Australia has at least five great stories (each with many sub-stories), of which the first three are uniquely ours and the last two are shared more broadly: the indigenous story, stretching back 60,000 years and involving hundreds of indigenous “nations”; the British story, which began with the invasion of Australia and continued until the end of the White Australia Policy; the multicultural story, which began with post-White-Australia waves of immigration from all parts of the planet and continues to this day; the Western story, which has been a fusion of technological development, capitalist markets, and a championing of the freedom of individuals to live their lives as they choose; and the earth’s story.
Good story-telling requires wisdom, humility, empathy, and a sense of pride and shame. Wisdom allows us to connect the dots between people, places and experiences and weave a narrative that joins them into something meaningful; humility recognises the flaws and failings as well as the strengths and achievements of any story; empathy enables us to hear the voices of all participants in a story and to let go of the demand that they tell the story the same way I do; a sense of pride enables us to celebrate and build on the good in our stories, while shame allows us to respond with sorrow and repentance to that which has been destructive.

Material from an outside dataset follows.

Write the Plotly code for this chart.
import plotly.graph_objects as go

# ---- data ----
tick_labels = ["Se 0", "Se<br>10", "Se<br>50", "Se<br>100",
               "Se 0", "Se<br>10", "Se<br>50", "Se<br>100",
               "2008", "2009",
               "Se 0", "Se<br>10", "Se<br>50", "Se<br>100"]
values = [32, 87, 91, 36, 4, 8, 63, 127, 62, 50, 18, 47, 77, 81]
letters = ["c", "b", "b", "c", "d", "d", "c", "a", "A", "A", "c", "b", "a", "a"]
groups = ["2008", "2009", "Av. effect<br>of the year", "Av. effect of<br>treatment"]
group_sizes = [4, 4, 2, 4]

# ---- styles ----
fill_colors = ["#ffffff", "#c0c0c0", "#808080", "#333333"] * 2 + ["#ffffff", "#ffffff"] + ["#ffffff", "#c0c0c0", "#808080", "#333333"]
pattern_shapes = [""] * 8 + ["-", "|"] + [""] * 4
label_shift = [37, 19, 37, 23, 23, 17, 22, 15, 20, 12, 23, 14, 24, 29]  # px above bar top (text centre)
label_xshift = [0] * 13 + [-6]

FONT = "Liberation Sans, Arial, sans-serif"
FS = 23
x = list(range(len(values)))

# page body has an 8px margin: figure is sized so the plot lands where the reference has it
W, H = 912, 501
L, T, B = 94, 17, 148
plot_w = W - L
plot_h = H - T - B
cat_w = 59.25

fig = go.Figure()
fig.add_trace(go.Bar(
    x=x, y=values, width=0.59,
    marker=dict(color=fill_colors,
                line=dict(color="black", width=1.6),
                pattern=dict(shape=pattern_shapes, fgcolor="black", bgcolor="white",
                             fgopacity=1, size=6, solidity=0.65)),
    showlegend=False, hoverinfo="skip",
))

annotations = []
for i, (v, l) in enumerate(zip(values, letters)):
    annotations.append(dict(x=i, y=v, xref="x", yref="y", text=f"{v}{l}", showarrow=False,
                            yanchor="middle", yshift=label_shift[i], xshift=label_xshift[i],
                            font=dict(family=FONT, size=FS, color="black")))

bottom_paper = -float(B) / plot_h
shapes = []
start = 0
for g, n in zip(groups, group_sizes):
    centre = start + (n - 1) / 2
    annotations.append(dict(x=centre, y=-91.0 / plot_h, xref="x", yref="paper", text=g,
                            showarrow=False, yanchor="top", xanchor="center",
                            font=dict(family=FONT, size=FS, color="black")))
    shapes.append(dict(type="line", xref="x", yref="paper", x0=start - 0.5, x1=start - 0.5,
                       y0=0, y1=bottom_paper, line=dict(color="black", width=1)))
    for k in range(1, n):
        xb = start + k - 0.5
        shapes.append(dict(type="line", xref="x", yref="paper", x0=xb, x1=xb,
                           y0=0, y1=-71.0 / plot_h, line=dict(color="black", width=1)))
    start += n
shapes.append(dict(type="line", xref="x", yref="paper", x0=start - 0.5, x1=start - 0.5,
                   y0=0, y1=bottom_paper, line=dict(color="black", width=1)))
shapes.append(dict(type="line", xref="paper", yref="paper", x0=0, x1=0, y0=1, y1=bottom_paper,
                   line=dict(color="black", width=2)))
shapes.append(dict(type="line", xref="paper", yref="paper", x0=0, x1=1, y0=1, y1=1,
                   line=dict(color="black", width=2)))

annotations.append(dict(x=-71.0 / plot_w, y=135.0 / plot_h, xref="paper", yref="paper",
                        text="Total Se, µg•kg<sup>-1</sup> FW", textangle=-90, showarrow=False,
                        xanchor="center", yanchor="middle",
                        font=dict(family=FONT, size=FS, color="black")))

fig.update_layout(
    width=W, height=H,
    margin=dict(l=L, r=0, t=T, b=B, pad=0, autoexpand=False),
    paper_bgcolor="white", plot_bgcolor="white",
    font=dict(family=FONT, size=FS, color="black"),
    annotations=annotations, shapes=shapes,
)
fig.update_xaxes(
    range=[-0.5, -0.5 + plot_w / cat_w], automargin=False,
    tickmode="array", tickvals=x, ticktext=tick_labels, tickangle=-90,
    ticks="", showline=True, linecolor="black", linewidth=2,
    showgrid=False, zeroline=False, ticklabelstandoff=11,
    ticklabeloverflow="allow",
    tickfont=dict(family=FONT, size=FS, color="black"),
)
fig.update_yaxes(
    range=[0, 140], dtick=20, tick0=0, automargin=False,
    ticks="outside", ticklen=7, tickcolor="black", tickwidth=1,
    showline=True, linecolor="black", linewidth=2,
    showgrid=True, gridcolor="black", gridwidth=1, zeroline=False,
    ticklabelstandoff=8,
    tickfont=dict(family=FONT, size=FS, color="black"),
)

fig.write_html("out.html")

Over the course of my lifetime I think I have gotten better at telling my own stories, as I have learned that the deepest and most truthful storytelling comes when I move beyond a defensive approach that finds its reward in only the bright and glorious parts of the narrative, and neglects the dark and shadowy part, even perceiving them as a threat.
And I think that as a nation we have gotten better at telling our national stories. Our storytelling is becoming more humble, empathetic and sensitive to pride and shame. Nonetheless, some significant challenges remain. First, storytelling that is humble, empathetic and open to pride shame is difficult and will always be difficult. It requires us to listen generously to those whose experience is different to our own, to graciously hear their complaint and their pain, and to be willing to learn and change. This is emotionally and psychologically demanding. It is no surprise that we will feel tempted to retreat into narrative-ghettoes, where one-dimensional stories are told in which everyone “other” is the problem.

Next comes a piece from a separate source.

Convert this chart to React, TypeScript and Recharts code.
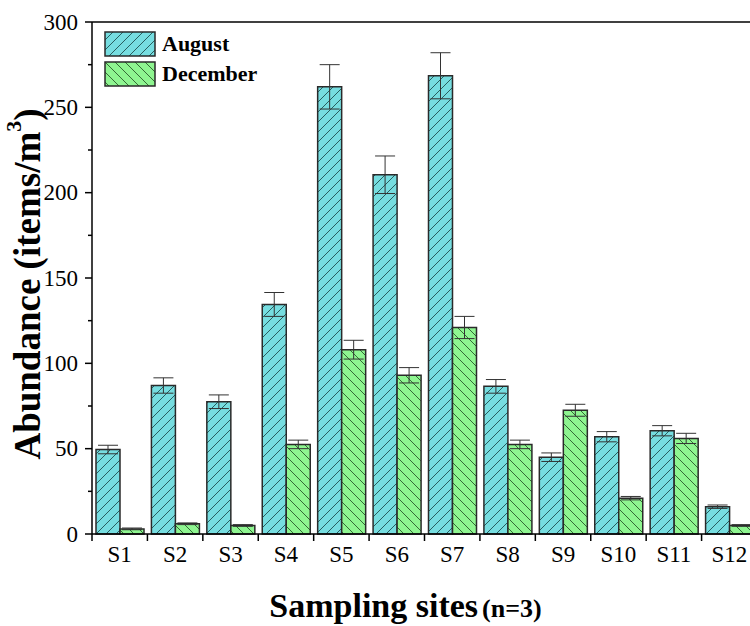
import React from 'react';
import { BarChart, Bar, XAxis, YAxis, ErrorBar, ReferenceLine, Legend } from 'recharts';

const categories = ['S1', 'S2', 'S3', 'S4', 'S5', 'S6', 'S7', 'S8', 'S9', 'S10', 'S11', 'S12'];
const augustValues = [49.5, 87, 77.5, 134.5, 262, 210.5, 268.5, 86.5, 45, 57, 60.5, 16];
const augustErrors = [2.5, 4.5, 4, 7, 13, 11, 13.5, 4, 2.5, 3, 3, 1];
const decemberValues = [3, 6, 5, 52.5, 108, 93, 121, 52.5, 72.5, 21, 56, 5];
const decemberErrors = [0.5, 0.5, 0.5, 2.5, 5.5, 4.5, 6.5, 2.5, 3.5, 1, 3, 0.5];
const yTicks = [0, 25, 50, 75, 100, 125, 150, 175, 200, 225, 250, 275, 300];

const data = categories.map((site, i) => ({
  site,
  august: augustValues[i],
  augustErr: augustErrors[i],
  december: decemberValues[i],
  decemberErr: decemberErrors[i],
}));

const FONT = '"Liberation Serif", "Times New Roman", serif';
const CHART_W = 770;
const CHART_H = 626;
const MARGIN = { top: 22, right: 13, bottom: 0, left: 0 };
const Y_W = 92;
const X_H = 92;
const PLOT_W = CHART_W - MARGIN.left - MARGIN.right - Y_W;
const BAND = PLOT_W / categories.length;

const AUG_FILL = '#76dde0';
const DEC_FILL = '#8ef590';
const EDGE = '#2a2a2a';

const YTick = (props: any) => {
  const { x, y, payload } = props;
  const v = payload.value;
  const major = v % 50 === 0;
  return (
    <g>
      <line x1={x} x2={x - (major ? 7 : 4)} y1={y} y2={y} stroke="#000" strokeWidth={1.5} />
      {major && (
        <text x={x - 14} y={y} textAnchor="end" dominantBaseline="central" fontSize={23} fontFamily={FONT} fill="#000">
          {v}
        </text>
      )}
    </g>
  );
};

const XTick = (props: any) => {
  const { x, y, payload } = props;
  const bx = x - BAND / 2;
  return (
    <g>
      <line x1={bx} x2={bx} y1={y} y2={y + 7} stroke="#000" strokeWidth={1.5} />
      <text x={x} y={y + 28} textAnchor="middle" fontSize={23} fontFamily={FONT} fill="#000">
        {payload.value}
      </text>
    </g>
  );
};

const YLabel = () => {
  const cx = 27;
  const cy = 284;
  return (
    <text
      x={cx}
      y={cy}
      transform={`rotate(-90, ${cx}, ${cy})`}
      textAnchor="middle"
      dominantBaseline="central"
      fontSize={37}
      fontWeight="bold"
      fontFamily={FONT}
      fill="#000"
    >
      Abundance (items/m
      <tspan fontSize={22} dy={-14}>3</tspan>
      <tspan dy={14}>)</tspan>
    </text>
  );
};

const XLabel = (props: any) => {
  const vb = props.viewBox || { x: 92, y: 534, width: 665, height: 92 };
  const cx = vb.x + vb.width / 2 - 19;
  return (
    <text x={cx} y={vb.y + 83} textAnchor="middle" fontFamily={FONT} fontWeight="bold" fill="#000">
      <tspan fontSize={34}>Sampling sites</tspan>
      <tspan fontSize={26} dx={4}>(n=3)</tspan>
    </text>
  );
};

const LegendContent = () => {
  const items = [
    { label: 'August', fill: 'url(#hatchAug)' },
    { label: 'December', fill: 'url(#hatchDec)' },
  ];
  return (
    <div style={{ display: 'flex', flexDirection: 'column', gap: 6 }}>
      {items.map((it) => (
        <div key={it.label} style={{ display: 'flex', alignItems: 'center', height: 24 }}>
          <svg width={52} height={26} style={{ display: 'block' }}>
            <rect x={1} y={1} width={50} height={24} fill={it.fill} stroke={EDGE} strokeWidth={1.5} />
          </svg>
          <span style={{ fontFamily: FONT, fontWeight: 'bold', fontSize: 22, marginLeft: 6, color: '#000', lineHeight: '24px' }}>
            {it.label}
          </span>
        </div>
      ))}
    </div>
  );
};

export default function App() {
  return (
    <div style={{ position: 'fixed', left: 0, top: 0, width: 750, height: 626, overflow: 'hidden', background: '#fff' }}>
      <svg width={0} height={0} style={{ position: 'absolute' }}>
        <defs>
          <pattern id="hatchAug" patternUnits="userSpaceOnUse" width={10} height={10}>
            <rect width={10} height={10} fill={AUG_FILL} />
            <path d="M-1,1 L1,-1 M0,10 L10,0 M9,11 L11,9" stroke="#1f4f50" strokeWidth={0.9} />
          </pattern>
          <pattern id="hatchDec" patternUnits="userSpaceOnUse" width={10} height={10}>
            <rect width={10} height={10} fill={DEC_FILL} />
            <path d="M-1,9 L1,11 M0,0 L10,10 M9,-1 L11,1" stroke="#2a5a2a" strokeWidth={0.9} />
          </pattern>
        </defs>
      </svg>
      <BarChart width={CHART_W} height={CHART_H} data={data} margin={MARGIN} barGap={0} barSize={24}>
        <ReferenceLine y={300} stroke="#000" strokeWidth={1.5} />
        <XAxis
          dataKey="site"
          height={X_H}
          interval={0}
          tickSize={0}
          tickMargin={0}
          tick={<XTick />}
          axisLine={{ stroke: '#000', strokeWidth: 1.5 }}
          tickLine={false}
          label={{ content: <XLabel /> }}
        />
        <YAxis
          width={Y_W}
          domain={[0, 300]}
          ticks={yTicks}
          interval={0}
          tickSize={0}
          tickMargin={0}
          tick={<YTick />}
          tickLine={false}
          axisLine={{ stroke: '#000', strokeWidth: 1.5 }}
          label={{ content: <YLabel /> }}
        />
        <Legend
          layout="horizontal"
          verticalAlign="middle"
          align="center"
          content={<LegendContent />}
          wrapperStyle={{ top: 32, left: 104, width: 'auto', height: 'auto' }}
        />
        <Bar dataKey="august" name="August" fill="url(#hatchAug)" stroke={EDGE} strokeWidth={1.5} isAnimationActive={false}>
          <ErrorBar dataKey="augustErr" width={10} stroke="#333" strokeWidth={1} />
        </Bar>
        <Bar dataKey="december" name="December" fill="url(#hatchDec)" stroke={EDGE} strokeWidth={1.5} isAnimationActive={false}>
          <ErrorBar dataKey="decemberErr" width={10} stroke="#333" strokeWidth={1} />
        </Bar>
      </BarChart>
    </div>
  );
}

Second, while we are getting better at telling and listening to our great national stories, I am not sure we have determined how to join them up. Our unease over the date on which Australia Day is celebrated, treaty, and on an indigenous voice to Parliament are vivid demonstrations of this. Most of us recognise the British Invasion and subsequent development of Australia violated the rights of indigenous nations and caused ongoing damage to indigenous communities. We also recognise the achievements of the nation we have built since the invasion. We can tell the individual stories, but we are struggling to join these two stories together.